Stated exercise: Without the pictures, return each record as it appears.

Data for this exercise:
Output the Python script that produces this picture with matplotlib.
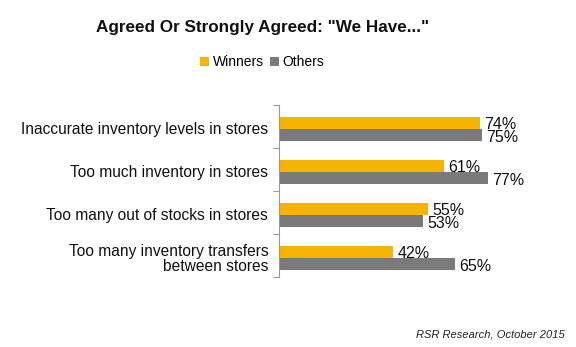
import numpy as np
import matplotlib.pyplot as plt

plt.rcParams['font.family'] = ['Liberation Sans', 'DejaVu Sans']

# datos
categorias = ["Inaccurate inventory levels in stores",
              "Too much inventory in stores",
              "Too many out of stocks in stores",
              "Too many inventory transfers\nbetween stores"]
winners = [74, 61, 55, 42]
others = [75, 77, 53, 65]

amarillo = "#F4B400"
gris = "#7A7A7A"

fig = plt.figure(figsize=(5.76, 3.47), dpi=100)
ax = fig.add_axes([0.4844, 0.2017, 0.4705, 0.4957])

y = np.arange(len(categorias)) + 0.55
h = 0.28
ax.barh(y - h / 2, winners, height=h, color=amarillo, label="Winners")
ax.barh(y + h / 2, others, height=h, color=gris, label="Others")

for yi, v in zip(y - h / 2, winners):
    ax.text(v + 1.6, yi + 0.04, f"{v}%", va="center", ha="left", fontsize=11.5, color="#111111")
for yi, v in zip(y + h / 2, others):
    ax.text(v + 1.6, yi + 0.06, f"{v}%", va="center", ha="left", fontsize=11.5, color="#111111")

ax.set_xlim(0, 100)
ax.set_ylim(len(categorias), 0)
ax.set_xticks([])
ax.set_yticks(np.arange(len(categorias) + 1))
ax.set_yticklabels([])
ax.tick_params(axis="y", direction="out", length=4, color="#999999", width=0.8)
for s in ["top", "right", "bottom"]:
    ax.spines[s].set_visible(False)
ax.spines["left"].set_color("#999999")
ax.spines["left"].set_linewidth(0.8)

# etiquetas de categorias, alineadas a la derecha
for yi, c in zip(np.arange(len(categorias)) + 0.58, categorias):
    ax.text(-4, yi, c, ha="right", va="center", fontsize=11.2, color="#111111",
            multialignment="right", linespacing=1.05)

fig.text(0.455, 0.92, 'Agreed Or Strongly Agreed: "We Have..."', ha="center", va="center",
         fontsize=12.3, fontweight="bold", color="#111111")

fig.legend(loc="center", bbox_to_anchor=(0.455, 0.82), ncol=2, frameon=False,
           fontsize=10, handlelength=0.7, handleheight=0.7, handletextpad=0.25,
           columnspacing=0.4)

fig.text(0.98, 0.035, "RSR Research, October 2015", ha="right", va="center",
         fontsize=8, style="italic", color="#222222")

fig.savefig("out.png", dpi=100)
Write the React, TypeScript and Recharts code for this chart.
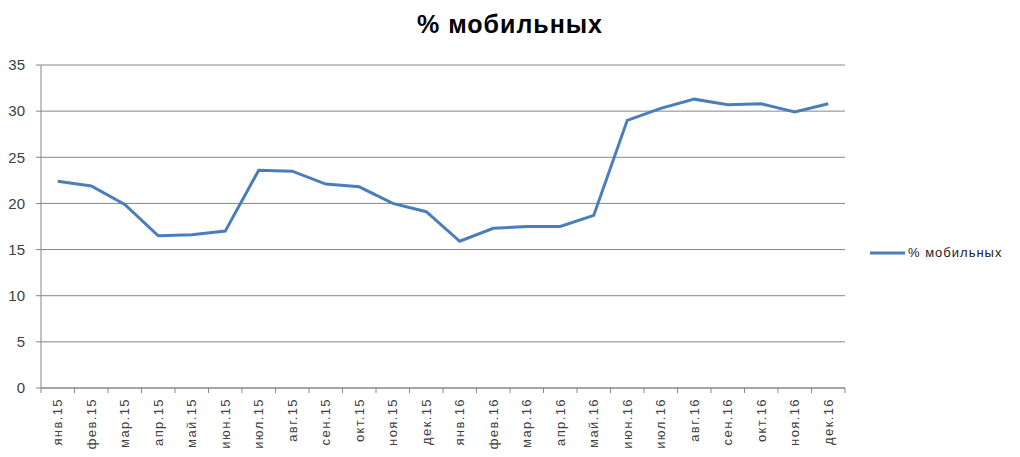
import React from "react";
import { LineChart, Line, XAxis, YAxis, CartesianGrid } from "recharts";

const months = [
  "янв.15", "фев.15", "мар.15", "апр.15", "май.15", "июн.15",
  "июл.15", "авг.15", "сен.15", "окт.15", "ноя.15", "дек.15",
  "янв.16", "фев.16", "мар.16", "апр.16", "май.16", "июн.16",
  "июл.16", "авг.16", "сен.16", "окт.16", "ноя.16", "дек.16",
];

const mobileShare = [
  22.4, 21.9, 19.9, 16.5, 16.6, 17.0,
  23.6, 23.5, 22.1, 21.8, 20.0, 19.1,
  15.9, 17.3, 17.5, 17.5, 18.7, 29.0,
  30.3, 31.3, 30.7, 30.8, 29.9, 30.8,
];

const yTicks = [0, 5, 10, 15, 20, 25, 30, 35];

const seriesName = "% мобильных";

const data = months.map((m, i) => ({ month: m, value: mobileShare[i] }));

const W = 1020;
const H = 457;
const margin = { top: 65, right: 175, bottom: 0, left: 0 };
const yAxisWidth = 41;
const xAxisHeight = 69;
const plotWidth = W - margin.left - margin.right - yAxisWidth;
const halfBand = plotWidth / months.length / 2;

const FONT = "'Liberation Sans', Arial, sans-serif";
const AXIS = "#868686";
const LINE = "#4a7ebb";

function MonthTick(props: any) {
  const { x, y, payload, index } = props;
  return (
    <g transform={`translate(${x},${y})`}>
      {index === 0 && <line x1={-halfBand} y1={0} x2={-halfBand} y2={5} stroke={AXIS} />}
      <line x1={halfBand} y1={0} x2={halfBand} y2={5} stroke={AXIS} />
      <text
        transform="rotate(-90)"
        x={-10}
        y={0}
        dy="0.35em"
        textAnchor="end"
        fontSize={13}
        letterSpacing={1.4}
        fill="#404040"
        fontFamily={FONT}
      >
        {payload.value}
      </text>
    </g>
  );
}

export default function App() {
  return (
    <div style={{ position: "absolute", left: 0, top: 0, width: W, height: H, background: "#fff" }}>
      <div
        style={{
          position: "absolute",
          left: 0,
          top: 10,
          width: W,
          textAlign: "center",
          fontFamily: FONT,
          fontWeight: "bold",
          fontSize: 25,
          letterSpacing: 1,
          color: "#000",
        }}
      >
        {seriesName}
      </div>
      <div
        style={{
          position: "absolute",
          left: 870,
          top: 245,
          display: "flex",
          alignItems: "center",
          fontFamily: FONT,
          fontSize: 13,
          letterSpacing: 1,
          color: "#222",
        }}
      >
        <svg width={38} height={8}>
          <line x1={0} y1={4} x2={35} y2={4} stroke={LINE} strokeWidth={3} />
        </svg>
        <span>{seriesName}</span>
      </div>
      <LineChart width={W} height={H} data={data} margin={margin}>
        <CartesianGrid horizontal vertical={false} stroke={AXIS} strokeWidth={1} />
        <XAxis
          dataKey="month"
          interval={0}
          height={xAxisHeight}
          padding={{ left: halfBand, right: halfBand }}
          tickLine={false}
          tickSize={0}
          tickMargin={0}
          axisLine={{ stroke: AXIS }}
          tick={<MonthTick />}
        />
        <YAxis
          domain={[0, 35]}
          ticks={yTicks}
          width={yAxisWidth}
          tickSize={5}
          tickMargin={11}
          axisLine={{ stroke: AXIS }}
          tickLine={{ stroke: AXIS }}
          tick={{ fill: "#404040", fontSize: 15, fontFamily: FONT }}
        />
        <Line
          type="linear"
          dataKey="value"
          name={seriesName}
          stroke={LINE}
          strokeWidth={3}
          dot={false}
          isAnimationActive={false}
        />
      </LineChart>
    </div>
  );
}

Exercise answer:
Output the Python script that produces this picture with matplotlib.
import numpy as np
import matplotlib.pyplot as plt

plt.rcParams['font.family'] = ['Liberation Sans', 'DejaVu Sans']

# datos
categorias = ["Inaccurate inventory levels in stores",
              "Too much inventory in stores",
              "Too many out of stocks in stores",
              "Too many inventory transfers\nbetween stores"]
winners = [74, 61, 55, 42]
others = [75, 77, 53, 65]

amarillo = "#F4B400"
gris = "#7A7A7A"

fig = plt.figure(figsize=(5.76, 3.47), dpi=100)
ax = fig.add_axes([0.4844, 0.2017, 0.4705, 0.4957])

y = np.arange(len(categorias)) + 0.55
h = 0.28
ax.barh(y - h / 2, winners, height=h, color=amarillo, label="Winners")
ax.barh(y + h / 2, others, height=h, color=gris, label="Others")

for yi, v in zip(y - h / 2, winners):
    ax.text(v + 1.6, yi + 0.04, f"{v}%", va="center", ha="left", fontsize=11.5, color="#111111")
for yi, v in zip(y + h / 2, others):
    ax.text(v + 1.6, yi + 0.06, f"{v}%", va="center", ha="left", fontsize=11.5, color="#111111")

ax.set_xlim(0, 100)
ax.set_ylim(len(categorias), 0)
ax.set_xticks([])
ax.set_yticks(np.arange(len(categorias) + 1))
ax.set_yticklabels([])
ax.tick_params(axis="y", direction="out", length=4, color="#999999", width=0.8)
for s in ["top", "right", "bottom"]:
    ax.spines[s].set_visible(False)
ax.spines["left"].set_color("#999999")
ax.spines["left"].set_linewidth(0.8)

# etiquetas de categorias, alineadas a la derecha
for yi, c in zip(np.arange(len(categorias)) + 0.58, categorias):
    ax.text(-4, yi, c, ha="right", va="center", fontsize=11.2, color="#111111",
            multialignment="right", linespacing=1.05)

fig.text(0.455, 0.92, 'Agreed Or Strongly Agreed: "We Have..."', ha="center", va="center",
         fontsize=12.3, fontweight="bold", color="#111111")

fig.legend(loc="center", bbox_to_anchor=(0.455, 0.82), ncol=2, frameon=False,
           fontsize=10, handlelength=0.7, handleheight=0.7, handletextpad=0.25,
           columnspacing=0.4)

fig.text(0.98, 0.035, "RSR Research, October 2015", ha="right", va="center",
         fontsize=8, style="italic", color="#222222")

fig.savefig("out.png", dpi=100)
Write the React, TypeScript and Recharts code for this chart.
import React from "react";
import { LineChart, Line, XAxis, YAxis, CartesianGrid } from "recharts";

const months = [
  "янв.15", "фев.15", "мар.15", "апр.15", "май.15", "июн.15",
  "июл.15", "авг.15", "сен.15", "окт.15", "ноя.15", "дек.15",
  "янв.16", "фев.16", "мар.16", "апр.16", "май.16", "июн.16",
  "июл.16", "авг.16", "сен.16", "окт.16", "ноя.16", "дек.16",
];

const mobileShare = [
  22.4, 21.9, 19.9, 16.5, 16.6, 17.0,
  23.6, 23.5, 22.1, 21.8, 20.0, 19.1,
  15.9, 17.3, 17.5, 17.5, 18.7, 29.0,
  30.3, 31.3, 30.7, 30.8, 29.9, 30.8,
];

const yTicks = [0, 5, 10, 15, 20, 25, 30, 35];

const seriesName = "% мобильных";

const data = months.map((m, i) => ({ month: m, value: mobileShare[i] }));

const W = 1020;
const H = 457;
const margin = { top: 65, right: 175, bottom: 0, left: 0 };
const yAxisWidth = 41;
const xAxisHeight = 69;
const plotWidth = W - margin.left - margin.right - yAxisWidth;
const halfBand = plotWidth / months.length / 2;

const FONT = "'Liberation Sans', Arial, sans-serif";
const AXIS = "#868686";
const LINE = "#4a7ebb";

function MonthTick(props: any) {
  const { x, y, payload, index } = props;
  return (
    <g transform={`translate(${x},${y})`}>
      {index === 0 && <line x1={-halfBand} y1={0} x2={-halfBand} y2={5} stroke={AXIS} />}
      <line x1={halfBand} y1={0} x2={halfBand} y2={5} stroke={AXIS} />
      <text
        transform="rotate(-90)"
        x={-10}
        y={0}
        dy="0.35em"
        textAnchor="end"
        fontSize={13}
        letterSpacing={1.4}
        fill="#404040"
        fontFamily={FONT}
      >
        {payload.value}
      </text>
    </g>
  );
}

export default function App() {
  return (
    <div style={{ position: "absolute", left: 0, top: 0, width: W, height: H, background: "#fff" }}>
      <div
        style={{
          position: "absolute",
          left: 0,
          top: 10,
          width: W,
          textAlign: "center",
          fontFamily: FONT,
          fontWeight: "bold",
          fontSize: 25,
          letterSpacing: 1,
          color: "#000",
        }}
      >
        {seriesName}
      </div>
      <div
        style={{
          position: "absolute",
          left: 870,
          top: 245,
          display: "flex",
          alignItems: "center",
          fontFamily: FONT,
          fontSize: 13,
          letterSpacing: 1,
          color: "#222",
        }}
      >
        <svg width={38} height={8}>
          <line x1={0} y1={4} x2={35} y2={4} stroke={LINE} strokeWidth={3} />
        </svg>
        <span>{seriesName}</span>
      </div>
      <LineChart width={W} height={H} data={data} margin={margin}>
        <CartesianGrid horizontal vertical={false} stroke={AXIS} strokeWidth={1} />
        <XAxis
          dataKey="month"
          interval={0}
          height={xAxisHeight}
          padding={{ left: halfBand, right: halfBand }}
          tickLine={false}
          tickSize={0}
          tickMargin={0}
          axisLine={{ stroke: AXIS }}
          tick={<MonthTick />}
        />
        <YAxis
          domain={[0, 35]}
          ticks={yTicks}
          width={yAxisWidth}
          tickSize={5}
          tickMargin={11}
          axisLine={{ stroke: AXIS }}
          tickLine={{ stroke: AXIS }}
          tick={{ fill: "#404040", fontSize: 15, fontFamily: FONT }}
        />
        <Line
          type="linear"
          dataKey="value"
          name={seriesName}
          stroke={LINE}
          strokeWidth={3}
          dot={false}
          isAnimationActive={false}
        />
      </LineChart>
    </div>
  );
}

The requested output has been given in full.